According to Marie Elianor, the City’s Finance Director, in two weeks a “Budget-in-Brief Presentation” of Stantec’s budget numbers will be created to put all the City fund numbers in perspective. The City Commission at times expressed frustration during the presentation last night with so many numbers and projections going out to 2027. Watching portions of the meeting it was hard to follow at times.

There were two bombshells last night:

“Don’t want to alarm the public. . .”

Read about those below concerning the City Pier and what’s going to happen to your sewage rates. Again.

Also, a former commissioner showed up last night.
Guess who?
Find out at the end of this blog post.

There was very bad news about the County East Central Regional (ECR) sewage treatment plant in West Palm Beach. Expect this bill to go up significantly. The plant was expected to last 50 years but some vital functions have basically failed after 40 years. Reclaimed water from the ECR is used by FP&L as cooling water for their West County Energy Plant. They are threatening to sue because the water is of such low quality at times. ECR is also under a “DEP Consent Order”; the plant has to be completely fixed within two years.

To fund these substantial “pass-through costs”, as explained by Water Utilities Dir. Brian Shields, the City of Lake Worth will have to contribute much more money. Shields sits on the ECR Board and he represents the City of Lake Worth and a large area of Palm Beach County as well, including cities west of us (Palm Springs, for example), and a large unincorporated area (e.g., Palm Beach State College) and the Lake Worth Corridor. All of these entities will share the cost increases with the City of Lake Worth.

There was more bad news about the Beach last night.

Asst. City Manager Juan Ruiz said there is an issue with “spalling concrete” (also called scaling) at the City Pier. An engineering report will be delivered in about 2 weeks. Ruiz said, “don’t want to alarm the public” and then explained the Pier may need major concrete replacement.

Don’t get depressed! There was a lot of good news last night too. For example:

On electric rates Vice Mayor Scott Maxwell asked what our City electric rates were compared to FP&L (1,000 kilowatt hour, residential):

Now: Lake Worth  =  $111.25; FP&L  =  $109.25.
Five years ago (numbers approximated): Lake Worth  =  $123; FP&L  =  $91.

Now back to the Beach/Casino complex.
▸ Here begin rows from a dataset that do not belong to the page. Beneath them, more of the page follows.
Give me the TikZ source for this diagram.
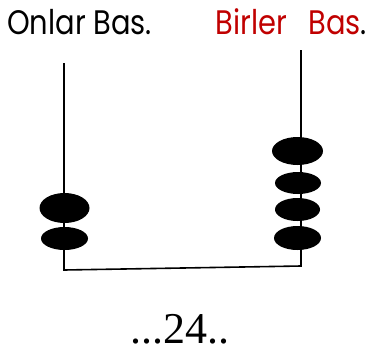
\documentclass[tikz,border=0pt]{standalone}
\usepackage{fontspec}
\newfontfamily\labelfont[FakeStretch=0.85]{Poppins}
\newfontfamily\numfont{Liberation Serif}
\definecolor{unitred}{HTML}{C00000}
\begin{document}
\begin{tikzpicture}[x=1pt,y=-1pt,
  rod/.style={line width=1.6pt},
  bead/.style={fill=black},
  lbl/.style={inner sep=0pt,anchor=base west,font=\labelfont\fontsize{34}{34}\selectfont}]
\useasboundingbox (0,0) rectangle (369,354);
% rods
\coordinate (ltop) at (64,63);
\coordinate (lbot) at (64,270);
\coordinate (rtop) at (301,50);
\coordinate (rbot) at (301,266);
\draw[rod] (ltop) -- (lbot) -- (rbot) -- (rtop);
% tens beads
\fill[bead] (64.5,208) ellipse [x radius=25, y radius=15];
\fill[bead] (64.5,238.5) ellipse [x radius=23.5, y radius=11.5];
% ones beads
\fill[bead] (297.5,151) ellipse [x radius=25.5, y radius=14];
\fill[bead] (298,183) ellipse [x radius=23, y radius=11];
\fill[bead] (297.5,209.5) ellipse [x radius=22.5, y radius=11.5];
\fill[bead] (297.5,238) ellipse [x radius=23.5, y radius=12];
% labels
\node[lbl] (tens) at (7,34.5) {Onlar Bas.};
\node[lbl,anchor=base east,text=unitred] (ones) at (367,34.5) {Birler\hspace{21pt}Bas\textcolor{black}{.}};
\node[inner sep=0pt,anchor=base,font=\numfont\fontsize{44}{44}\selectfont] (num) at (180,343) {...24..};
\end{tikzpicture}
\end{document}
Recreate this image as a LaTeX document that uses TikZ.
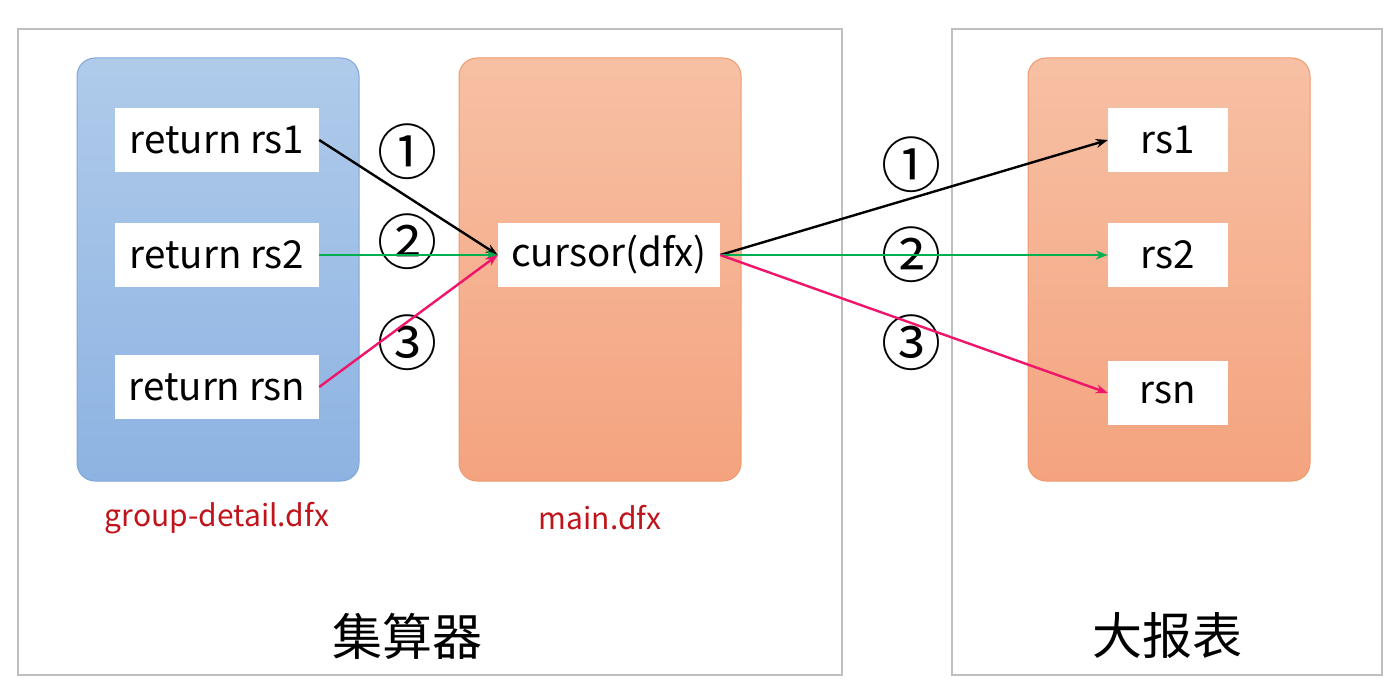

Expect to hear a lot more about this in the coming weeks and months: the Beach Fund will be depleted next year.

Commissioner Omari Hardy called it “repugnant” the prospect of taking money from the General Fund to prop up the Beach Fund. Commissioner Robinson wants to consider raising parking rates but the rest of the Commission seems unwilling to go along with that. Maxwell said we’ll have to defer paying the loan back next year ($500,000+) from the Beach Fund to the Water Fund. He called it a “pencil-whipping exercise”.

Hardy said, “parking [income] is the only thing we have going on at the Beach”, but advised raising parking rates will not fix the problem and may make the situation worse. Many people just may decide to stop coming to the Beach any more.

So. Who was the former commissioner who showed up last night?

It was none other than Chris McVoy, PhD.

Remember, it was McVoy who claimed during his recent re-election loss to then-Mr. Omari Hardy he had nothing at all to do with all the problems at the Beach (the editor at the Post, by the way, called McVoy a “gadfly”).

McVoy WAS on the Commission in 2010 when so many of these terrible decisions were made.

“It wasn’t me. I was doing a soil survey in Mongolia and my phone was turned off.”
And. . . Gee wiz, JoAnn, did we really forget to fix the pool?”